Raised eyebrows, shaking heads, astonished looks and furious
gesticulation all came in handy while clinching the deal.

The following morning we headed towards Chiang Rai and the Golden
Triangle. After a three-hour drive by coach, we arrived at the Mae Sae
border from where one could clearly see the boundaries of Laos and
Burma. The ride in itself was beautiful: we passed through dense, wooded
forest, spectacular mountain scenery, pretty waterfalls and hill tribe
villages.

We took a boat ride up the Mekong river swollen with silt and rainwater
and stinking with human excreta. On both sides, bare bodied village
children ran along the banks waving with delight at the tourists.
Poverty was stark and widespread. The houses on the banks were built on
wooden stilts to protect them from flooding and were a patchwork of
metal. The village elders waited impatiently for the boat to dock so
that they could flog their local handicrafts and earn the much needed
dollars.

Chiang Rai town itself has many interesting Wats. Their ancient ruins
indicate that they were there long before Chiang Mai and Bangkok.
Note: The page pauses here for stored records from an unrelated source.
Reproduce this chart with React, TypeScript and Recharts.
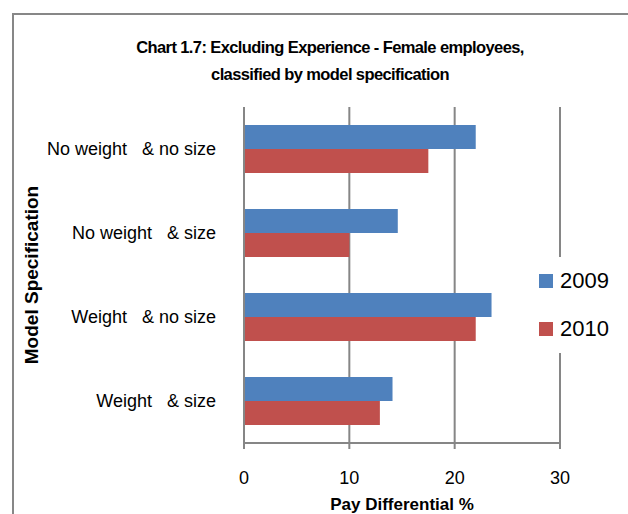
import { BarChart, Bar, XAxis, YAxis, CartesianGrid } from 'recharts';

const categories = ['No weight   & no size', 'No weight   & size', 'Weight   & no size', 'Weight   & size'];
const values2009 = [22.0, 14.6, 23.5, 14.1];
const values2010 = [17.5, 10.0, 22.0, 12.9];
const xTicks = [0, 10, 20, 30];
const seriesNames = ['2009', '2010'];
const seriesColors = ['#4F81BD', '#C0504D'];

const data = categories.map((name, i) => ({ name, s2009: values2009[i], s2010: values2010[i] }));

const FONT = "'Liberation Sans', Arial, sans-serif";
const GRID = '#868686';

const CategoryTick = ({ x, y, payload }: any) => (
  <text x={x} y={y} dy="0.35em" textAnchor="end" fontSize={18} fill="#000" fontFamily={FONT} style={{ whiteSpace: 'pre' }}>
    {payload.value}
  </text>
);

const YTitle = () => (
  <text x={38} y={275} transform="rotate(-90 38 275)" textAnchor="middle" fontSize={19} fontWeight="bold" fill="#000" fontFamily={FONT}>
    Model Specification
  </text>
);

export default function App() {
  return (
    <div style={{ position: 'absolute', left: 0, top: 0, width: 628, height: 514, overflow: 'hidden', background: '#fff' }}>
      <div style={{ position: 'absolute', left: 12, top: 13, width: 700, height: 600, border: '2px solid #878787', boxSizing: 'border-box' }} />
      <div style={{ position: 'absolute', left: 12, top: 34, width: 636, textAlign: 'center', fontFamily: FONT, fontWeight: 'bold', fontSize: 16.5, letterSpacing: -0.6, lineHeight: '27px', color: '#000' }}>
        Chart 1.7: Excluding Experience - Female employees,
        <br />
        classified by model specification
      </div>
      <div style={{ position: 'absolute', left: 0, top: 0 }}>
        <BarChart width={628} height={514} data={data} layout="vertical" margin={{ top: 107, right: 68, bottom: 0, left: 0 }} barCategoryGap={18} barGap={0}>
          <CartesianGrid horizontal={false} stroke={GRID} strokeWidth={2} />
          <XAxis
            type="number"
            domain={[0, 30]}
            ticks={xTicks}
            height={71}
            axisLine={{ stroke: GRID, strokeWidth: 2 }}
            tickLine={{ stroke: GRID, strokeWidth: 2 }}
            tickSize={6}
            tickMargin={22}
            tick={{ fontSize: 18, fill: '#000', fontFamily: FONT }}
            label={{ value: 'Pay Differential %', position: 'insideBottom', offset: 4, fontSize: 17, fontWeight: 'bold', fill: '#000', fontFamily: FONT }}
          />
          <YAxis
            type="category"
            dataKey="name"
            width={244}
            axisLine={{ stroke: GRID, strokeWidth: 2 }}
            tickLine={false}
            tickSize={0}
            tickMargin={28}
            tick={<CategoryTick />}
            label={<YTitle />}
          />
          <Bar dataKey="s2009" name={seriesNames[0]} fill={seriesColors[0]} isAnimationActive={false} />
          <Bar dataKey="s2010" name={seriesNames[1]} fill={seriesColors[1]} isAnimationActive={false} />
        </BarChart>
      </div>
      <div style={{ position: 'absolute', left: 530, top: 257, width: 92, height: 96, background: '#fff', paddingLeft: 9, boxSizing: 'border-box', fontFamily: FONT }}>
        {seriesNames.map((n, i) => (
          <div key={n} style={{ display: 'flex', alignItems: 'center', height: 48 }}>
            <span style={{ width: 14, height: 14, background: seriesColors[i], marginRight: 7, display: 'inline-block' }} />
            <span style={{ fontSize: 22, color: '#000' }}>{n}</span>
          </div>
        ))}
      </div>
    </div>
  );
}
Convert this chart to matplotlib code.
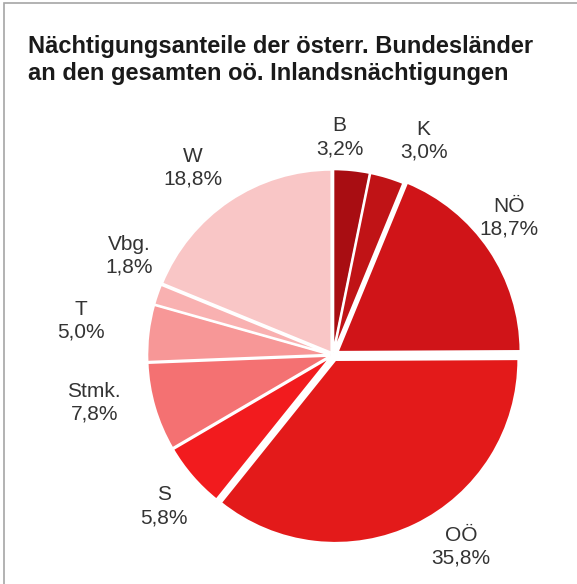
import matplotlib
matplotlib.use("Agg")
import matplotlib.pyplot as plt
import numpy as np
from matplotlib.patches import Rectangle

plt.rcParams['font.family'] = ['Liberation Sans', 'DejaVu Sans']

# Daten
laender = ['B', 'K', 'NÖ', 'OÖ', 'S', 'Stmk.', 'T', 'Vbg.', 'W']
anteile = [3.2, 3.0, 18.7, 35.8, 5.8, 7.8, 5.0, 1.8, 18.8]
farben = ['#a80d12', '#c01316', '#d01418', '#e31a1a', '#f21b1e',
          '#f47172', '#f79797', '#f9b1b1', '#f9c6c6']

# Layout der Beschriftungen (Abstand, Winkelversatz)
label_dist = [1.19, 1.27, 1.22, 1.26, 1.24, 1.33, 1.39, 1.24, 1.28]
label_dang = [4, -6, 4, 8, 1, -5, -1, -7, 3]
explode = [0.015, 0.015, 0.03, 0.03, 0.015, 0.015, 0.015, 0.015, 0.015]

W, H = 577, 584
fig = plt.figure(figsize=(W / 100, H / 100), dpi=100)
ax = fig.add_axes([0, 0, 1, 1])
cx, cy, r = 333, 355, 183

wedges, _ = ax.pie(anteile, colors=farben, startangle=90, counterclock=False,
                   explode=explode, radius=1.0,
                   wedgeprops=dict(edgecolor='white', linewidth=1.5))
ax.set_aspect('auto')
ax.set_xlim(-cx / r, (W - cx) / r)
ax.set_ylim(-(H - cy) / r, cy / r)
ax.axis('off')

for w, lab, val, d, da in zip(wedges, laender, anteile, label_dist, label_dang):
    ang = np.deg2rad((w.theta1 + w.theta2) / 2 + da)
    txt = lab + "\n" + f"{val:.1f}".replace('.', ',') + "%"
    ax.text(d * np.cos(ang), d * np.sin(ang), txt,
            ha='center', va='center', fontsize=15, color='#333333',
            linespacing=1.25)

# Titel
fig.text(28 / W, 1 - 35 / H,
         "Nächtigungsanteile der österr. Bundesländer\nan den gesamten oö. Inlandsnächtigungen",
         ha='left', va='top', fontsize=17, fontweight='bold', color='#1a1a1a',
         linespacing=1.2)

# Rahmen
fig.patches.append(Rectangle((4 / W, -0.1), 1.2, 1 - 3 / H + 0.1,
                             transform=fig.transFigure, fill=False,
                             edgecolor='#a6a6a6', linewidth=1.2))

fig.savefig('out.png', dpi=100)
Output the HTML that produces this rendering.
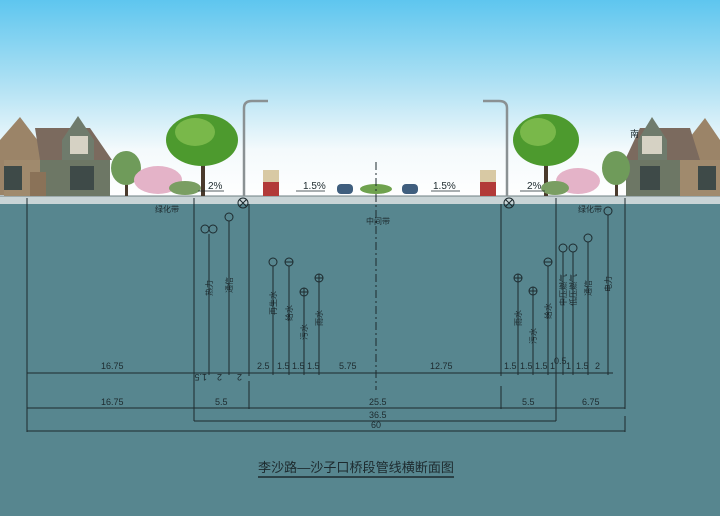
<!DOCTYPE html>
<html><head><meta charset="utf-8"><style>
html,body{margin:0;padding:0;width:720px;height:516px;overflow:hidden;background:#57868f}
svg{display:block}
text{font-family:"Liberation Sans","Noto Sans CJK SC",sans-serif;fill:#1d2a2e}
</style></head><body>
<svg width="720" height="516" viewBox="0 0 720 516" xmlns="http://www.w3.org/2000/svg">
<defs>
<linearGradient id="sky" x1="0" y1="0" x2="0" y2="1">
<stop offset="0" stop-color="#5ec6ef"/><stop offset="0.45" stop-color="#b5e3f4"/><stop offset="0.75" stop-color="#f4fafc"/><stop offset="1" stop-color="#ffffff"/>
</linearGradient>
</defs>
<rect x="0" y="0" width="720" height="200" fill="url(#sky)"/>
<rect x="0" y="196" width="720" height="8" fill="#c9d4d6"/>
<rect x="0" y="204" width="720" height="312" fill="#57868f"/>
<line x1="0" y1="196" x2="720" y2="196" stroke="#6f7f83" stroke-width="1"/>
<!-- left house -->
<g>
<polygon points="0,140 20,117 45,150 45,195 0,195" fill="#9b8468"/>
<polygon points="35,128 90,128 112,160 40,160" fill="#7b6a5e"/>
<polygon points="62,140 78,116 94,140 94,160 62,160" fill="#6f7b6c"/>
<rect x="38" y="160" width="72" height="36" fill="#6d7765"/>
<rect x="4" y="160" width="36" height="36" fill="#a08a6d"/>
<rect x="30" y="172" width="16" height="24" fill="#8a7258"/>
<rect x="70" y="136" width="18" height="18" fill="#d6d2c4"/>
<rect x="70" y="166" width="24" height="24" fill="#3e4a48"/>
<rect x="4" y="166" width="18" height="24" fill="#3e4a48"/>
</g>
<!-- right house -->
<g>
<polygon points="720,140 705,118 680,150 680,195 720,195" fill="#9b8468"/>
<polygon points="640,128 690,128 700,160 625,160" fill="#7b6a5e"/>
<polygon points="638,140 652,117 667,140 667,160 638,160" fill="#6f7b6c"/>
<rect x="626" y="160" width="56" height="36" fill="#6d7765"/>
<rect x="680" y="160" width="40" height="36" fill="#a08a6d"/>
<rect x="642" y="136" width="20" height="18" fill="#d6d2c4"/>
<rect x="640" y="166" width="20" height="24" fill="#3e4a48"/>
<rect x="698" y="166" width="18" height="24" fill="#3e4a48"/>
<text x="630" y="137" font-size="9">南</text>
</g>
<!-- trees -->
<g>
<rect x="201" y="150" width="4" height="46" fill="#4a3a2c"/>
<ellipse cx="202" cy="140" rx="36" ry="26" fill="#4d9a2e"/>
<ellipse cx="195" cy="132" rx="20" ry="14" fill="#79b84a"/>
<rect x="125" y="170" width="3" height="26" fill="#4a3a2c"/>
<ellipse cx="126" cy="168" rx="15" ry="17" fill="#6f9b5a"/>
<ellipse cx="158" cy="180" rx="24" ry="14" fill="#e4b3c8"/>
<ellipse cx="185" cy="188" rx="16" ry="7" fill="#7a9e62"/>
<rect x="544" y="150" width="4" height="46" fill="#4a3a2c"/>
<ellipse cx="546" cy="140" rx="33" ry="26" fill="#4d9a2e"/>
<ellipse cx="538" cy="132" rx="18" ry="14" fill="#79b84a"/>
<ellipse cx="578" cy="181" rx="22" ry="13" fill="#e4b3c8"/>
<rect x="615" y="170" width="3" height="26" fill="#4a3a2c"/>
<ellipse cx="616" cy="168" rx="14" ry="17" fill="#6f9b5a"/>
<ellipse cx="555" cy="188" rx="14" ry="7" fill="#7a9e62"/>
<ellipse cx="376" cy="189" rx="16" ry="5" fill="#6fa24e"/>
</g>
<g stroke="#8a9193" fill="none" stroke-width="2.5">
<path d="M244,196 V108 Q244,101 252,101 H268"/>
<path d="M507,196 V108 Q507,101 499,101 H483"/>
</g>
<rect x="263" y="170" width="16" height="26" fill="#b23a38"/><rect x="263" y="170" width="16" height="12" fill="#d8c9a4"/>
<rect x="480" y="170" width="16" height="26" fill="#b23a38"/><rect x="480" y="170" width="16" height="12" fill="#d8c9a4"/>
<rect x="337" y="184" width="16" height="10" rx="4" fill="#3f5e7e"/>
<rect x="402" y="184" width="16" height="10" rx="4" fill="#3f5e7e"/>
<g font-size="10">
<text x="208" y="189">2%</text><text x="303" y="189">1.5%</text>
<text x="433" y="189">1.5%</text><text x="527" y="189">2%</text>
</g>
<g stroke="#1d2a2e" stroke-width="0.8"><line x1="198" y1="191" x2="224" y2="191"/><line x1="296" y1="191" x2="325" y2="191"/><line x1="431" y1="191" x2="460" y2="191"/><line x1="520" y1="191" x2="545" y2="191"/></g>
<line x1="376" y1="162" x2="376" y2="390" stroke="#1d2a2e" stroke-width="1" stroke-dasharray="8,3,2,3"/>
<g stroke="#1d2a2e" stroke-width="1" fill="none">
<line x1="27" y1="198" x2="27" y2="432"/>
<line x1="194" y1="198" x2="194" y2="421"/>
<line x1="249" y1="204" x2="249" y2="376"/>
<line x1="249" y1="381" x2="249" y2="409"/>
<line x1="501" y1="204" x2="501" y2="376"/>
<line x1="501" y1="386" x2="501" y2="409"/>
<line x1="556" y1="198" x2="556" y2="421"/>
<line x1="625" y1="198" x2="625" y2="409"/>
<line x1="625" y1="416" x2="625" y2="432"/>
<line x1="27" y1="373" x2="613" y2="373"/>
<line x1="27" y1="408" x2="625" y2="408"/>
<line x1="194" y1="421" x2="556" y2="421"/>
<line x1="27" y1="431" x2="625" y2="431"/>
<line x1="209" y1="234" x2="209" y2="373"/>
<line x1="229" y1="221" x2="229" y2="373"/>
<line x1="273" y1="266" x2="273" y2="373"/>
<line x1="289" y1="266" x2="289" y2="373"/>
<line x1="304" y1="296" x2="304" y2="373"/>
<line x1="319" y1="282" x2="319" y2="373"/>
<line x1="518" y1="282" x2="518" y2="373"/>
<line x1="533" y1="295" x2="533" y2="373"/>
<line x1="548" y1="266" x2="548" y2="373"/>
<line x1="563" y1="252" x2="563" y2="373"/>
<line x1="573" y1="252" x2="573" y2="373"/>
<line x1="588" y1="242" x2="588" y2="373"/>
<line x1="608" y1="215" x2="608" y2="373"/>
<circle cx="205" cy="229" r="4"/><circle cx="213" cy="229" r="4"/>
<circle cx="229" cy="217" r="4"/>
<circle cx="273" cy="262" r="4"/><circle cx="289" cy="262" r="4"/>
<circle cx="304" cy="292" r="4"/><circle cx="319" cy="278" r="4"/>
<circle cx="518" cy="278" r="4"/><circle cx="533" cy="291" r="4"/>
<circle cx="548" cy="262" r="4"/><circle cx="563" cy="248" r="4"/>
<circle cx="573" cy="248" r="4"/><circle cx="588" cy="238" r="4"/>
<circle cx="608" cy="211" r="4"/>
<circle cx="243" cy="203" r="5"/><circle cx="509" cy="203" r="5"/>
<path d="M239.5,199.5l7,7M246.5,199.5l-7,7M505.5,199.5l7,7M512.5,199.5l-7,7"/>
<path d="M304,288v8M300,292h8M319,274v8M315,278h8M518,274v8M514,278h8M533,287v8M529,291h8M285,262h8M544,262h8"/>
<path d="M209,371v4M229,371v4M249,371v4M273,371v4M289,371v4M304,371v4M319,371v4M518,371v4M533,371v4M548,371v4M556,371v4M563,371v4M573,371v4M588,371v4M608,371v4"/>
</g>
<g font-size="8">
<text x="155" y="212">绿化带</text><text x="366" y="224">中间带</text><text x="578" y="212">绿化带</text>
</g>
<g font-size="8" text-anchor="middle">
<text transform="translate(212,288) rotate(-90)">热力</text>
<text transform="translate(232,285) rotate(-90)">通信</text>
<text transform="translate(276,303) rotate(-90)">再生水</text>
<text transform="translate(292,313) rotate(-90)">给水</text>
<text transform="translate(307,332) rotate(-90)">污水</text>
<text transform="translate(322,318) rotate(-90)">雨水</text>
<text transform="translate(521,318) rotate(-90)">雨水</text>
<text transform="translate(536,336) rotate(-90)">污水</text>
<text transform="translate(551,311) rotate(-90)">给水</text>
<text transform="translate(566,290) rotate(-90)">中压燃气</text>
<text transform="translate(576,290) rotate(-90)">低压燃气</text>
<text transform="translate(591,288) rotate(-90)">通信</text>
<text transform="translate(611,284) rotate(-90)">电力</text>
</g>
<g font-size="9">
<text x="101" y="369">16.75</text><text x="257" y="369">2.5</text><text x="277" y="369">1.5</text><text x="292" y="369">1.5</text><text x="307" y="369">1.5</text>
<text x="339" y="369">5.75</text><text x="430" y="369">12.75</text>
<text x="504" y="369">1.5</text><text x="520" y="369">1.5</text><text x="535" y="369">1.5</text><text x="550" y="369">1</text>
<text x="554" y="364">0.5</text><text x="566" y="369">1</text><text x="576" y="369">1.5</text><text x="595" y="369">2</text>
<text x="197" y="380" transform="rotate(180 202 377)">1.5</text>
<text x="216" y="380" transform="rotate(180 219 377)">2</text>
<text x="236" y="380" transform="rotate(180 239 377)">2</text>
<text x="101" y="405">16.75</text><text x="215" y="405">5.5</text><text x="369" y="405">25.5</text>
<text x="522" y="405">5.5</text><text x="582" y="405">6.75</text>
<text x="369" y="418">36.5</text><text x="371" y="428">60</text>
</g>
<text x="258" y="472" font-size="13" textLength="196" lengthAdjust="spacingAndGlyphs">李沙路—沙子口桥段管线横断面图</text>
<line x1="258" y1="477" x2="454" y2="477" stroke="#1d2a2e" stroke-width="1.5"/>
</svg>
</body></html>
On the way back, we stopped at a hill tribe village of the Akhas. They
have their own distinctive culture, religion, language and dress. The
women wore colourful hand-woven costumes. Their trousseau consisted of
heavy silver jewellery which adorned their heads and which they wore all
the time. Personal wealth and status was reflected by the beauty and
elaborateness of their costume and jewellery. This tribe along with some
of the others (Meo, Yao and Lisu) migrated over a century ago to
Thailand from south China.  Their main profession is farming. What is
commendable is that the Thai government has given them land and helped
them preserve their way of life which has hardly changed over the last
thousand years. Some of the other tourists felt embarrassed at this
invasion of their privacy and the commercialisation of their lives. This
is a double edged sword. It would be simplistic to say that tourism and
the influx of the dollar should not be allowed to corrupt these people.
On the other hand it helps them with their day to day needs and brings
their cause into the public eye. There is no right and wrong here.

The next morning we flew to Mae Hong Son with its misty valleys filled
with acres of sunflowers in full bloom. A 16-seater Dornier aircraft
took us on a bumpy flight from Chiang Mai and we landed half an hour
later on a pocket handkerchief sized airstrip. The air was pure and the
scenery indescribably beautiful.

Our first stop was Cave Lod-a large limestone cave with stalactites and
stalagmites through which a little river ran. We clutched onto the shaky
raft as the boatman navigated through its chambers. A local guide held
up a lantern which threw light on the eerie shapes and created larger
than life shadows around us. We got down at each chamber to admire the
limestone formations and climbed rickety wooden stairs to get a bird's
eye view from the top. As we went deeper into the cave, the oxygen level
kept on dropping and after a while it became impossible to go further
in. It was a relief to come back into the sunshine and take in deep
breaths of fresh air.

After an elephant ride through a section of the unspoilt jungle, we
visited the Padong hill tribe village, the home of the famous giraffe
women. The women of this tribe came to Thailand from Burma. At an early
age, they have brass rings put around their necks as a sign of their
beauty.

These weigh 5 kg. To counterbalance this weight and prevent them from
tipping forward while walking and doing their daily chores, similar
rings are worn around their ankles. The longer their necks,. The
prettier they are considered to be.

Such is the concept of beauty in this tiny little village tucked away in
the mountainous terrain of northern Thailand. Life here seemed so
peaceful and uncomplicated. We had travelled extensively and got rare
glimpses of a different culture. We certainly did not look forward to
returning to the hustle and bustle of Bangkok.